How Chabad saved 1,800 Jewish children

A largely unknown operation to rescue Jewish children from Iran began in the spring of 1979. The children travelled without their parents and were housed with families  of the Chabad – Lubavitch community in Brooklyn, USA. One was Anna Monahemi Kaplan, now New York state senator for the 7th district.  Chabad News tells the story: (With thanks: Michelle)

It was a cold day in the spring of 1979 when 13-year-old Anna
Monahemi arrived at John F. Kennedy Airport in New York. She came with a
group of 40 Jewish girls—all of them from Iran, each of them alone. Her
parents, like those of the other girls, had quietly bought her a ticket
to Rome and sent her off, not knowing when they would see her next.
There, the girls were greeted, processed and issued U.S. I-20 student
visas. Five days later, they were safely in America.

From JFK, Anna and the girls were brought directly to the Crown
Heights neighborhood of Brooklyn, N.Y., and placed with host
families—members of the Chabad-Lubavitch
community. This was not the only group of Iranian Jewish children in
Crown Heights.
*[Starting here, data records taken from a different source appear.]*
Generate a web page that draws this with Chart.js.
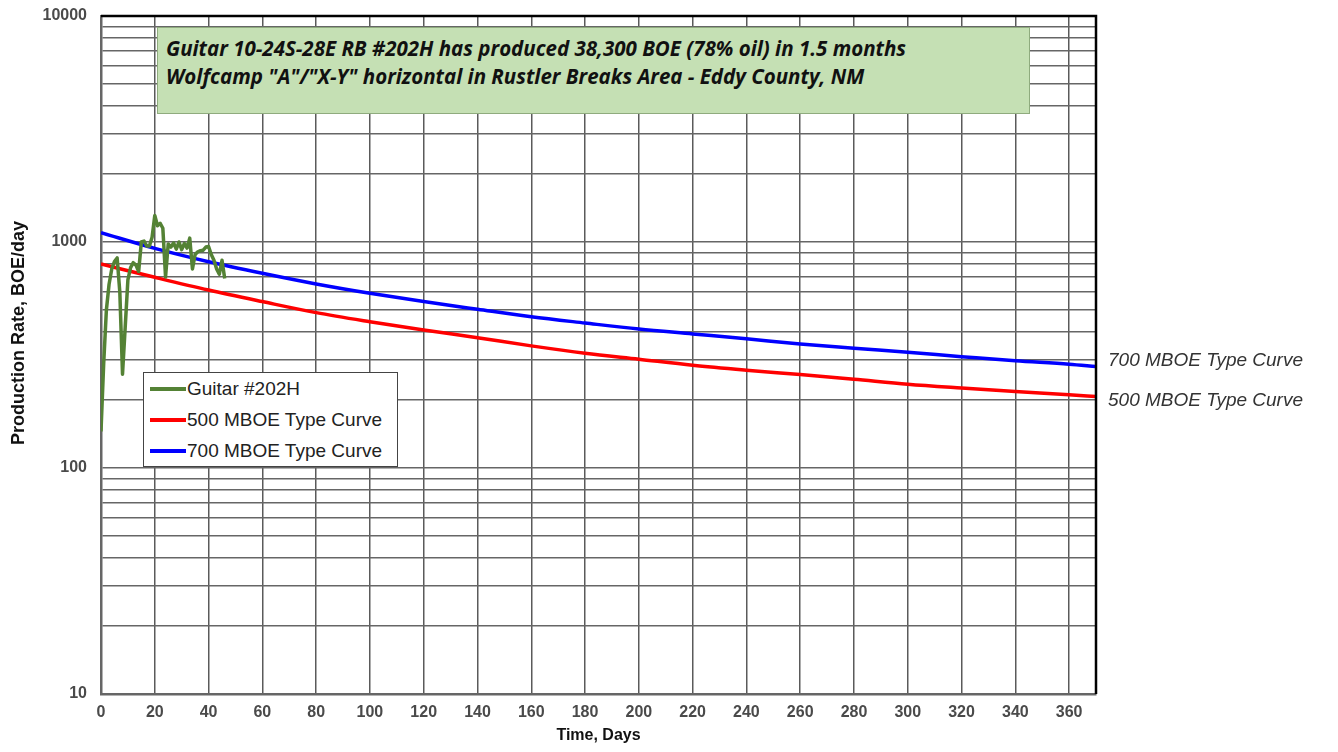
<!DOCTYPE html>
<html>
<head>
<meta charset="utf-8">
<script src="https://cdn.jsdelivr.net/npm/chart.js@4.4.1/dist/chart.umd.min.js"></script>
<style>
html,body{margin:0;padding:0;background:#fff;}
#wrap{position:relative;width:1338px;height:752px;overflow:hidden;}
#c{position:absolute;left:0;top:0;}
#titlebox{position:absolute;left:157px;top:27px;width:873px;height:87px;box-sizing:border-box;background:#c5e0b4;border:1px solid #8fab7e;font-family:"Open Sans",Lato,sans-serif;font-style:italic;font-weight:bold;font-size:20.5px;color:#111;padding:6px 0 0 8px;line-height:28px;white-space:nowrap;}
#legend{position:absolute;left:143px;top:372px;width:255px;height:95px;box-sizing:border-box;background:#fff;border:1.5px solid #444;font-family:"Liberation Sans",Arial,sans-serif;font-size:19px;color:#222;}
.li{position:absolute;left:0;height:30px;display:flex;align-items:center;white-space:nowrap;}
.sw{display:inline-block;width:36px;height:4px;margin-left:6px;margin-right:1px;}
.rl{position:absolute;left:1108px;font-family:"Liberation Sans",Arial,sans-serif;font-style:italic;font-size:19px;color:#333;white-space:nowrap;line-height:22px;}
</style>
</head>
<body>
<div id="wrap">
<canvas id="c" width="1338" height="752"></canvas>
<div id="titlebox"></div>
<div id="legend"></div>
<div class="rl" id="rl700" style="top:349px;"></div>
<div class="rl" id="rl500" style="top:389px;"></div>
</div>
<script>
// ---------- data ----------
const titleLines = [
  'Guitar 10-24S-28E RB #202H has produced 38,300 BOE (78% oil) in 1.5 months',
  'Wolfcamp "A"/"X-Y" horizontal in Rustler Breaks Area - Eddy County, NM'
];
const seriesNames = ['Guitar #202H', '500 MBOE Type Curve', '700 MBOE Type Curve'];
const seriesColors = ['#548235', '#ff0000', '#0000ff'];

const guitarDays = [0,1,2,3,4,5,6,7,8,9,10,11,12,13,14,15,16,17,18,19,20,21,22,23,24,25,26,27,28,29,30,31,32,33,34,35,36,37,38,39,40,41,42,43,44,45,46];
const guitarRate = [145,290,500,650,760,820,850,600,260,420,680,770,810,790,740,1000,1010,960,960,1050,1310,1180,1210,1150,700,980,950,990,930,1000,925,985,940,1040,760,880,905,915,920,950,955,880,830,760,720,830,690];

const typeDays = [0,20,40,60,80,100,120,140,160,180,200,220,240,260,280,300,320,340,360,370];
const curve500 = [799,698,613,545,487,444,408,377,347,322,303,285,271,259,247,235,226,218,211,207];
const curve700 = [1099,937,818,727,652,593,545,504,467,438,412,392,373,354,339,325,311,298,288,281];

const xTickValues = [0,20,40,60,80,100,120,140,160,180,200,220,240,260,280,300,320,340,360];
const yDecades = [10,100,1000];
const yMultipliers = [1,2,3,4,5,6,7,8,9];
const yLabelValues = [10,100,1000,10000];

const xTitle = 'Time, Days';
const yTitle = 'Production Rate, BOE/day';

// ---------- html text ----------
document.getElementById('titlebox').innerHTML = titleLines.map(t => '<div>' + t.replace(/&/g,'&amp;').replace(/</g,'&lt;') + '</div>').join('');
const lg = document.getElementById('legend');
seriesNames.forEach((n, i) => {
  const d = document.createElement('div');
  d.className = 'li';
  d.style.top = (1 + i * 31) + 'px';
  d.innerHTML = '<span class="sw" style="background:' + seriesColors[i] + '"></span><span>' + n + '</span>';
  lg.appendChild(d);
});
document.getElementById('rl700').textContent = seriesNames[2];
document.getElementById('rl500').textContent = seriesNames[1];

// ---------- chart ----------
const yTickValues = [];
yDecades.forEach(d => yMultipliers.forEach(m => yTickValues.push(d * m)));
yTickValues.push(10000);

const framePlugin = {
  id: 'frame',
  afterDraw(chart) {
    const a = chart.chartArea, ctx = chart.ctx;
    ctx.save();
    ctx.strokeStyle = '#000';
    ctx.lineWidth = 2.5;
    ctx.beginPath();
    ctx.moveTo(a.left, a.top);
    ctx.lineTo(a.right, a.top);
    ctx.lineTo(a.right, a.bottom);
    ctx.stroke();
    // y-axis title, placed as in the reference
    ctx.translate(19, 333);
    ctx.rotate(-Math.PI / 2);
    ctx.fillStyle = '#111';
    ctx.font = 'bold 18px "Liberation Sans", Arial, sans-serif';
    ctx.textAlign = 'center';
    ctx.textBaseline = 'middle';
    ctx.fillText(yTitle, 0, 0);
    ctx.restore();
  }
};

const tickFont = {family: '"Liberation Sans", Arial, sans-serif', size: 16, weight: 'bold'};

new Chart(document.getElementById('c'), {
  type: 'line',
  data: {
    datasets: [
      {label: seriesNames[0], data: guitarDays.map((d, i) => ({x: d, y: guitarRate[i]})), borderColor: seriesColors[0], borderWidth: 3.5, pointRadius: 0, tension: 0, borderJoinStyle: 'round'},
      {label: seriesNames[1], data: typeDays.map((d, i) => ({x: d, y: curve500[i]})), borderColor: seriesColors[1], borderWidth: 3.5, pointRadius: 0, cubicInterpolationMode: 'monotone'},
      {label: seriesNames[2], data: typeDays.map((d, i) => ({x: d, y: curve700[i]})), borderColor: seriesColors[2], borderWidth: 3.5, pointRadius: 0, cubicInterpolationMode: 'monotone'}
    ]
  },
  options: {
    responsive: false,
    animation: false,
    layout: {padding: {top: 16, right: 242, bottom: 0, left: 0}},
    plugins: {legend: {display: false}, tooltip: {enabled: false}},
    scales: {
      x: {
        type: 'linear', min: 0, max: 370,
        afterBuildTicks: s => { s.ticks = xTickValues.map(v => ({value: v})); },
        afterFit: s => { s.height = 58; },
        ticks: {font: tickFont, color: '#4a4a4a', padding: 9, maxRotation: 0, autoSkip: false},
        grid: {color: '#5a5a5a', lineWidth: 1.5, drawTicks: false},
        border: {color: '#666', width: 2.5},
        title: {display: true, text: xTitle, font: {family: '"Liberation Sans", Arial, sans-serif', size: 16, weight: 'bold'}, color: '#111', padding: {top: 0, bottom: 7}}
      },
      y: {
        type: 'logarithmic', min: 10, max: 10000,
        afterBuildTicks: s => { s.ticks = yTickValues.map(v => ({value: v})); },
        afterFit: s => { s.width = 101; s.paddingTop = 0; s.paddingBottom = 0; },
        ticks: {font: tickFont, color: '#4a4a4a', padding: 14, autoSkip: false,
          callback: v => yLabelValues.includes(v) ? String(v) : ''},
        grid: {color: '#666', lineWidth: 1.5, drawTicks: false},
        border: {color: '#666', width: 2.5},
        title: {display: false, text: yTitle}
      }
    }
  },
  plugins: [framePlugin]
});
</script>
</body>
</html>
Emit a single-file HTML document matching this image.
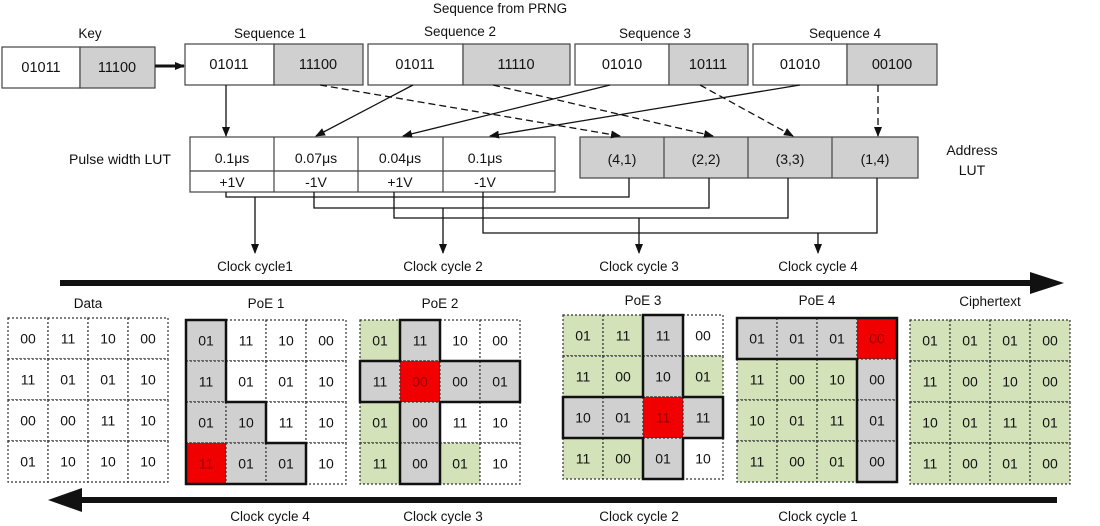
<!DOCTYPE html>
<html><head><meta charset="utf-8"><style>
html,body{margin:0;padding:0;background:#fff}
svg{display:block}
text{font-family:"Liberation Sans",sans-serif;fill:#111}
</style></head><body>
<svg id="s" width="1100" height="526" viewBox="0 0 1100 526" xmlns="http://www.w3.org/2000/svg">
<defs>
<marker id="a" markerWidth="10" markerHeight="10" refX="9" refY="5" orient="auto" markerUnits="userSpaceOnUse"><path d="M0,1 L10,5 L0,9 z" fill="#111"/></marker>
</defs>
<g font-size="13.5" text-anchor="middle">
<text x="500" y="13">Sequence from PRNG</text>
<text x="90" y="38">Key</text>
<text x="270" y="38">Sequence 1</text>
<text x="460" y="36">Sequence 2</text>
<text x="655" y="38">Sequence 3</text>
<text x="845" y="38">Sequence 4</text>
</g>
<g stroke="#444" stroke-width="1.2">
<rect x="2" y="47" width="78" height="41" fill="#fff"/><rect x="80" y="47" width="75" height="41" fill="#d0d0d0"/>
<rect x="185" y="44" width="89" height="41" fill="#fff"/><rect x="274" y="44" width="89" height="41" fill="#d0d0d0"/>
<rect x="368" y="44" width="95" height="41" fill="#fff"/><rect x="463" y="44" width="107" height="41" fill="#d0d0d0"/>
<rect x="575" y="44" width="94" height="41" fill="#fff"/><rect x="669" y="44" width="79" height="41" fill="#d0d0d0"/>
<rect x="753" y="44" width="94" height="41" fill="#fff"/><rect x="847" y="44" width="90" height="41" fill="#d0d0d0"/>
</g>
<g font-size="14.5" text-anchor="middle">
<text x="41" y="72">01011</text><text x="117" y="72">11100</text>
<text x="229" y="69">01011</text><text x="318" y="69">11100</text>
<text x="415" y="69">01011</text><text x="516" y="69">11110</text>
<text x="622" y="69">01010</text><text x="708" y="69">10111</text>
<text x="800" y="69">01010</text><text x="892" y="69">00100</text>
</g>
<line x1="155" y1="66" x2="184" y2="66" stroke="#111" stroke-width="3" marker-end="url(#a)"/>
<g stroke="#444" stroke-width="1.2" fill="#fff">
<rect x="190" y="137" width="365" height="55"/>
<line x1="190" y1="171" x2="555" y2="171"/>
<line x1="274" y1="137" x2="274" y2="192"/><line x1="358" y1="137" x2="358" y2="192"/><line x1="443" y1="137" x2="443" y2="192"/>
<rect x="580" y="137" width="338" height="41" fill="#d0d0d0"/>
<line x1="664" y1="137" x2="664" y2="178"/><line x1="748" y1="137" x2="748" y2="178"/><line x1="832" y1="137" x2="832" y2="178"/>
</g>
<g font-size="14" text-anchor="middle">
<text x="120" y="164">Pulse width LUT</text>
<text x="232" y="163">0.1μs</text><text x="316" y="163">0.07μs</text><text x="400" y="163">0.04μs</text><text x="485" y="163">0.1μs</text>
<text x="232" y="187">+1V</text><text x="316" y="187">-1V</text><text x="400" y="187">+1V</text><text x="485" y="187">-1V</text>
<text x="622" y="164">(4,1)</text><text x="706" y="164">(2,2)</text><text x="790" y="164">(3,3)</text><text x="875" y="164">(1,4)</text>
<text x="972" y="155">Address</text>
<text x="972" y="175">LUT</text>
</g>
<g stroke="#111" stroke-width="1.3" fill="none">
<line x1="226" y1="85" x2="226" y2="136" marker-end="url(#a)"/>
<line x1="413" y1="85" x2="316" y2="136" marker-end="url(#a)"/>
<line x1="610" y1="85" x2="403" y2="136" marker-end="url(#a)"/>
<line x1="800" y1="85" x2="490" y2="136" marker-end="url(#a)"/>
<g stroke-dasharray="7,4">
<line x1="320" y1="85" x2="620" y2="136" marker-end="url(#a)"/>
<line x1="493" y1="85" x2="713" y2="136" marker-end="url(#a)"/>
<line x1="700" y1="85" x2="793" y2="136" marker-end="url(#a)"/>
<line x1="878" y1="85" x2="878" y2="136" marker-end="url(#a)"/>
</g>
<polyline points="226,192 226,197 629,197 629,178"/>
<polyline points="314,192 314,208 709,208 709,178"/>
<polyline points="394,192 394,218 788,218 788,178"/>
<polyline points="483,192 483,233 877,233 877,178"/>
<line x1="255" y1="197" x2="255" y2="253" marker-end="url(#a)"/>
<line x1="443" y1="208" x2="443" y2="253" marker-end="url(#a)"/>
<line x1="639" y1="218" x2="639" y2="253" marker-end="url(#a)"/>
<line x1="818" y1="233" x2="818" y2="253" marker-end="url(#a)"/>
</g>
<g font-size="13.5" text-anchor="middle">
<text x="255" y="271">Clock cycle1</text><text x="443" y="271">Clock cycle 2</text>
<text x="639" y="271">Clock cycle 3</text><text x="818" y="271">Clock cycle 4</text>
</g>
<rect x="60" y="280" width="975" height="6" fill="#111"/>
<path d="M1030,272 L1064,283 L1030,294 z" fill="#111"/>
<rect x="75" y="497" width="982" height="6" fill="#111"/>
<path d="M82,488 L48,500 L82,512 z" fill="#111"/>
<g font-size="13.5" text-anchor="middle">
<text x="270" y="521">Clock cycle 4</text><text x="443" y="521">Clock cycle 3</text>
<text x="639" y="521">Clock cycle 2</text><text x="818" y="521">Clock cycle 1</text>
<text x="88" y="308">Data</text><text x="266" y="308">PoE 1</text><text x="440" y="308">PoE 2</text>
<text x="643" y="305">PoE 3</text><text x="817" y="305">PoE 4</text><text x="990" y="306">Ciphertext</text>
</g>
<g id="grids"></g>
</svg>
<script>
var G=document.getElementById('grids'),NS='http://www.w3.org/2000/svg';
function el(t,a,p){var e=document.createElementNS(NS,t);for(var k in a)e.setAttribute(k,a[k]);(p||G).appendChild(e);return e;}
var W=40,H=41;
var C={w:'#fff',g:'#d0d0d0',n:'#d3e2b8',r:'#f00000'};
function grid(x,y,vals,cols,outline){
 for(var r=0;r<4;r++)for(var c=0;c<4;c++){
  el('rect',{x:x+c*W,y:y+r*H,width:W,height:H,fill:C[cols[r][c]],stroke:'#333','stroke-width':1.2,'stroke-dasharray':'2,2'});
  var t=el('text',{x:x+c*W+W/2,y:y+r*H+H/2+5,'font-size':14,'text-anchor':'middle'});t.textContent=vals[r][c];
  if(cols[r][c]=='r')t.setAttribute('style','fill:#900');
 }
 if(outline)outline.forEach(function(p){el('polygon',{points:p.map(function(q){return (x+q[0]*W)+','+(y+q[1]*H)}).join(' '),fill:'none',stroke:'#111','stroke-width':2.5});});
}
grid(8,318,[['00','11','10','00'],['11','01','01','10'],['00','00','11','10'],['01','10','10','10']],['wwww','wwww','wwww','wwww']);
grid(186,320,[['01','11','10','00'],['11','01','01','10'],['01','10','11','10'],['11','01','01','10']],['gwww','gwww','ggww','rggw'],[[[0,0],[1,0],[1,2],[2,2],[2,3],[3,3],[3,4],[0,4]]]);
grid(360,320,[['01','11','10','00'],['11','00','00','01'],['01','00','11','10'],['11','00','01','10']],['ngww','grgg','ngww','ngnw'],[[[1,0],[2,0],[2,1],[4,1],[4,2],[2,2],[2,4],[1,4],[1,2],[0,2],[0,1],[1,1]]]);
grid(563,315,[['01','11','11','00'],['11','00','10','01'],['10','01','11','11'],['11','00','01','10']],['nngw','nngn','ggrg','nngw'],[[[2,0],[3,0],[3,2],[4,2],[4,3],[3,3],[3,4],[2,4],[2,3],[0,3],[0,2],[2,2]]]);
grid(737,318,[['01','01','01','00'],['11','00','10','00'],['10','01','11','01'],['11','00','01','00']],['gggr','nnng','nnng','nnng'],[[[0,0],[4,0],[4,4],[3,4],[3,1],[0,1]]]);
grid(910,320,[['01','01','01','00'],['11','00','10','00'],['10','01','11','01'],['11','00','01','00']],['nnnn','nnnn','nnnn','nnnn']);
</script>
</body></html>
Since the end of 1978, planeloads of Jewish refugee
children had followed the same path to safety, intensifying after the
January 1979 fall of the Shah of Iran and the return from exile two
weeks later of the Shi’ite cleric Ayatollah Ruhollah Khomeini. By Passover
of 1979, there were 1,000 Iranian Jewish children staying in Crown
Heights with families, living in dorms, and studying in schools and
classes established especially for them in the neighborhood.

 A group of young Jews registering on arrival in the US in 1979

Jews had lived in what was long known as Persia for 2,500 years,
and at the time of the revolution, 100,000 of them called it home. They
were well-established and successful. But then came the Islamic
revolution, followed swiftly, 40 years ago this month, by the Islamist
seizure of power. Violence roiled the streets. Threats against Jews were
followed by the arrest and murder of leaders in the Jewish community.
As the ground shifted under their feet, Persian Jews desperately sought
avenues of escape, especially for their children.

The answer came in the form of Operation Exodus,
a historic Chabad-Lubavitch effort, still largely unknown, to rescue
the Jewish children of Iran. With help from the Crown Heights community
and an army of volunteers, the operation was spearheaded by the late Rabbi Yaakov Yehudah (J.J.) Hecht,
the exuberant executive vice president of the National Committee for
the Furtherance of Jewish Education (NCFJE), and personally approved and
encouraged every step of the way by the Rebbe, Rabbi Menachem M. Schneerson,
of righteous memory.

Operation Exodus was by far the largest organized
effort to rescue the embattled Jews of Iran, and by the time it wrapped
up in 1981 had brought 1,800 children to the United States. While Hecht
was promised financial assistance from mainstream Jewish organizations,
much of it never materialized, leaving him to cover the expenses alone.
When Hecht passed away a decade later, his organization was still
millions of dollars in debt. Yet he never for a second regretted it;
there were Jewish children to be rescued, and he had gotten it done.